_WORK REQUIRED_. Extract each line where the string "source" shows up.
┌────────
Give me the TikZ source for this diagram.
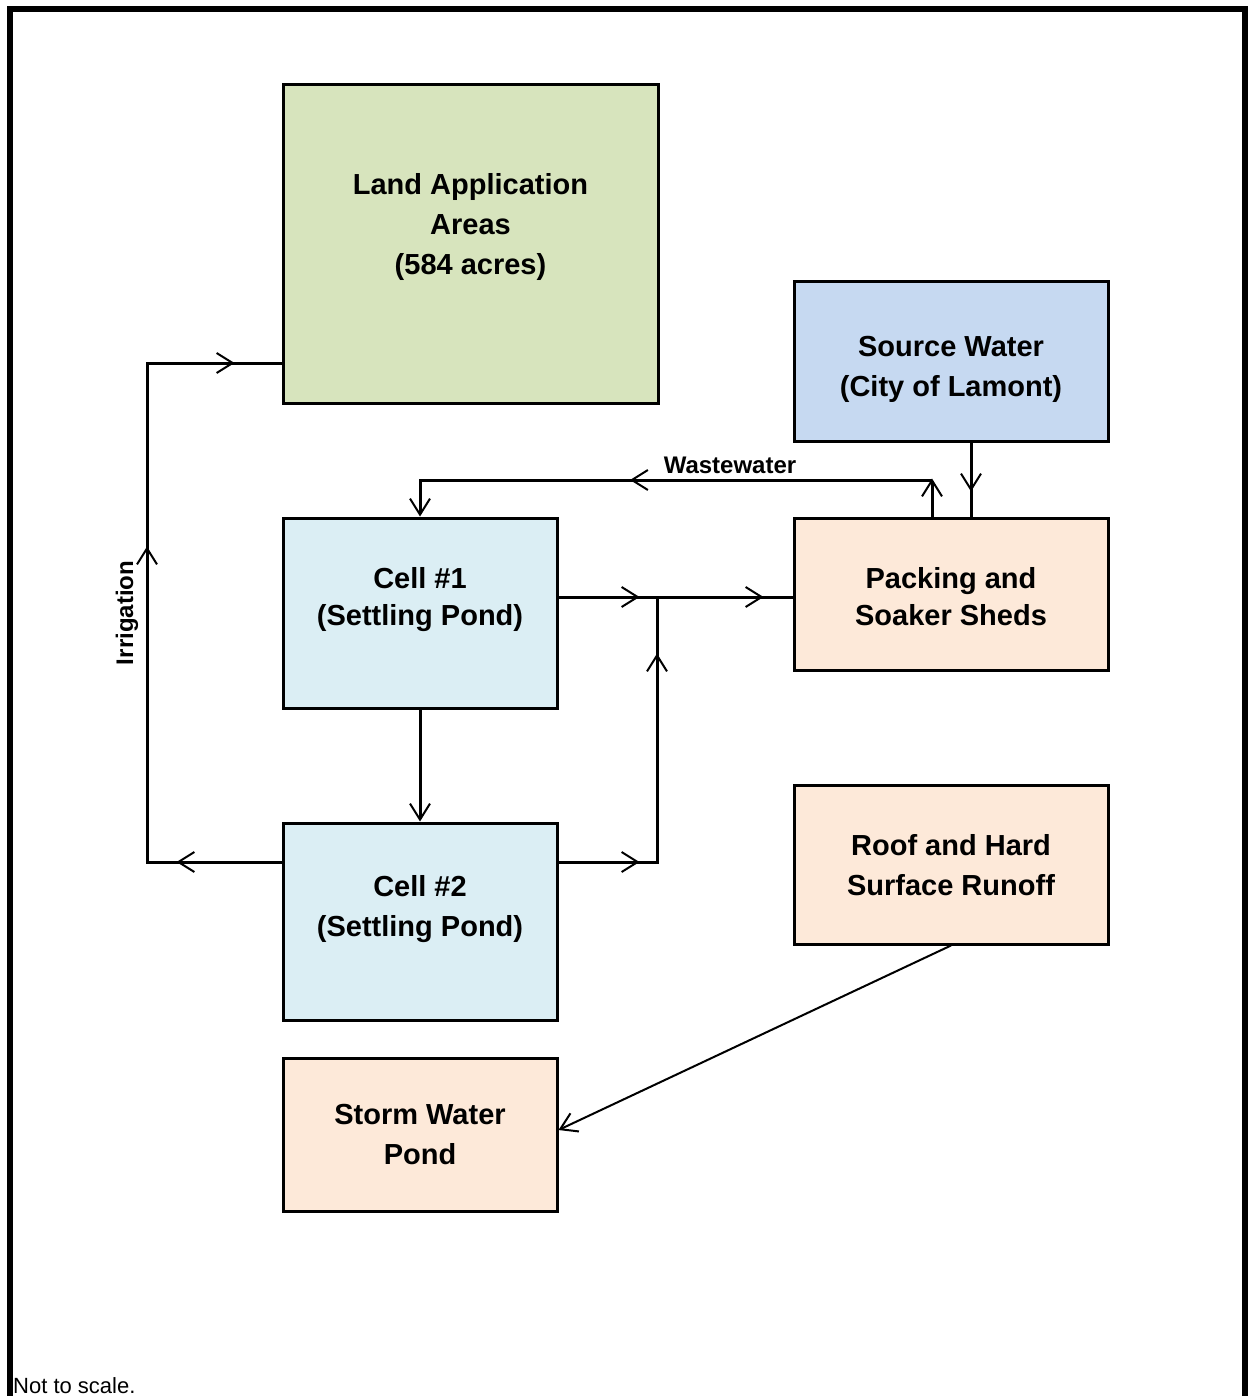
\documentclass[tikz,border=0pt]{standalone}
\usepackage{fontspec}
\setmainfont{Liberation Sans}
\usetikzlibrary{arrows.meta,decorations.markings}
\definecolor{landgreen}{HTML}{D7E4BD}
\definecolor{srcblue}{HTML}{C6D9F1}
\definecolor{cellblue}{HTML}{DBEEF4}
\definecolor{peach}{HTML}{FDE9D9}
\begin{document}
\begin{tikzpicture}[x=1pt,y=-1pt,
  >={Straight Barb[length=16pt,width=20pt,line width=2pt]},
  box/.style={draw,line width=3pt,inner sep=0pt},
  btxt/.style={font=\bfseries\fontsize{29}{40}\selectfont,align=center,inner sep=0pt},
  flow/.style={line width=3pt},
  marks/.style={postaction={decorate},decoration={markings,#1}}]
\useasboundingbox (0,0) rectangle (1248,1396);
\draw[line width=6pt] (10,1396) -- (10,9) -- (1245,9) -- (1245,1396);

% boxes
\node[box,fill=landgreen,minimum width=375pt,minimum height=318pt,
  label={[btxt,yshift=17pt]center:{Land Application\\Areas\\(584 acres)}}] (land) at (470.5,244) {};
\node[box,fill=srcblue,minimum width=314pt,minimum height=159pt,
  label={[btxt,yshift=-8pt]center:{Source Water\\(City of Lamont)}}] (source) at (951,361.5) {};
\node[box,fill=cellblue,minimum width=274pt,minimum height=190pt,
  label={[btxt,font=\bfseries\fontsize{29}{37}\selectfont,yshift=13pt]center:{Cell \#1\\(Settling Pond)}}] (cell1) at (420,613) {};
\node[box,fill=peach,minimum width=314pt,minimum height=152pt,
  label={[btxt,font=\bfseries\fontsize{29}{37}\selectfont,yshift=-3pt]center:{Packing and\\Soaker Sheds}}] (packing) at (951,594) {};
\node[box,fill=cellblue,minimum width=274pt,minimum height=197pt,
  label={[btxt,yshift=12pt]center:{Cell \#2\\(Settling Pond)}}] (cell2) at (420,921.5) {};
\node[box,fill=peach,minimum width=314pt,minimum height=159pt,
  label={[btxt,yshift=-1pt]center:{Roof and Hard\\Surface Runoff}}] (roof) at (951,864.5) {};
\node[box,fill=peach,minimum width=274pt,minimum height=153pt,
  label={[btxt]center:{Storm Water\\Pond}}] (storm) at (420,1134.5) {};

% labels
\node[font=\bfseries\fontsize{24}{28}\selectfont,inner sep=0pt] (wwlab) at (730,465) {Wastewater};
\node[rotate=90,font=\bfseries\fontsize{24}{28}\selectfont,inner sep=0pt] (irrlab) at (127,613) {Irrigation};
\node[anchor=base west,font=\fontsize{22}{26}\selectfont,inner sep=0pt] (note) at (13,1393) {Not to scale.};

% connector points
\coordinate (irrB) at (147,862);
\coordinate (irrT) at (147,363);
\coordinate (wwR) at (932,480);
\coordinate (wwL) at (420,480);
\coordinate (jn) at (657,597);
\coordinate (jb) at (657,862);

% irrigation loop
\draw[flow,line join=miter,marks={mark=at position 105pt with {\arrow{>}},
  mark=at position 450pt with {\arrow{>}},mark=at position 721pt with {\arrow{>}}}]
  (cell2.west |- irrB) -- (irrB) -- (irrT) -- (land.west |- irrT);

% wastewater
\draw[flow,->,shorten >=-1.5pt] (packing.north -| wwR) -- (wwR);
\draw[flow,->,marks={mark=at position 302pt with {\arrow{>}}}]
  (wwR) -- (wwL) -- (cell1.north);

% source water
\draw[flow,marks={mark=at position 49pt with {\arrow{>}}}]
  (971,0 |- source.south) -- (971,0 |- packing.north);

% cell1 to packing
\draw[flow,marks={mark=at position 81pt with {\arrow{>}},mark=at position 205pt with {\arrow{>}}}]
  (cell1.east |- jn) -- (packing.west |- jn);

% cell2 to junction
\draw[flow,marks={mark=at position 81pt with {\arrow{>}},mark=at position 307pt with {\arrow{>}}}]
  (cell2.east |- jb) -- (jb) -- (jn);

% cell1 to cell2
\draw[flow,->] (cell1.south) -- (cell2.north);

% roof to storm
\draw[line width=2pt,->] (roof.south) -- (storm.east |- 0,1130);
\end{tikzpicture}
\end{document}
└────────
_CORRECT RESPONSE_.
Give me the TikZ source for this diagram.
  label={[btxt,yshift=-8pt]center:{Source Water\\(City of Lamont)}}] (source) at (951,361.5) {};
% source water
  (971,0 |- source.south) -- (971,0 |- packing.north);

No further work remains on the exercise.